The quadratic budget factor arises from merging knapsack states at each node. Since each edge is processed once per state merge, total complexity remains bounded by n * budget².

Test Cases

# Provided examples
assert Solution().maxProfit(2, [1,2], [4,3], [[1,2]], 3) == 5  # basic chain with discount
assert Solution().maxProfit(2, [3,4], [5,8], [[1,2]], 4) == 4  # single best pick
assert Solution().maxProfit(3, [4,6,8], [7,9,11], [[1,2],[1,3]], 10) == 10  # root discount effect
assert Solution().maxProfit(3, [5,2,3], [8,5,6], [[1,2],[2,3]], 7) == 12  # chain full discount

# Edge cases
assert Solution().maxProfit(1, [10], [20], [], 5) == 10  # single node discounted choice trivial
assert Solution().maxProfit(3, [1,1,1], [2,2,2], [[1,2],[1,3]], 0) == 0  # zero budget
assert Solution().maxProfit(3, [10,10,10], [11,11,11], [[1,2],[1,3]], 1) == 0  # insufficient budget
assert Solution().maxProfit(4, [2,2,2,2], [5,5,5,5], [[1,2],[1,3],[3,4]], 6) >= 6  # mixed structure
Test Why
single node validates base case handling
zero budget ensures DP respects budget constraint
insufficient budget ensures no invalid selections
balanced tree validates multi-branch knapsack merge
chain structure validates discount propagation

Edge Cases

One important edge case is when the budget is zero. In this situation, the DP must correctly propagate that no purchases are possible, and all profit values remain zero. This tests whether initialization correctly prevents invalid transitions.

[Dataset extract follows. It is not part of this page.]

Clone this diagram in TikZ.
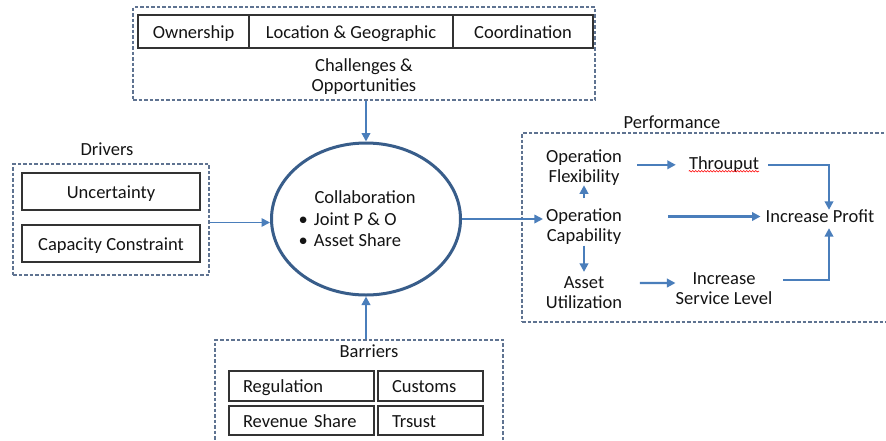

Another edge case occurs in a linear chain. Since discounts propagate strictly downward, the decision at the root affects every descendant. This stresses correctness of state propagation between parent and child in a single path.

A final edge case is a star-shaped tree where the root has many children. This stresses the knapsack merging logic, since multiple independent subtrees must be combined correctly under a shared budget constraint. Any mistake in convolution order or initialization would be exposed here.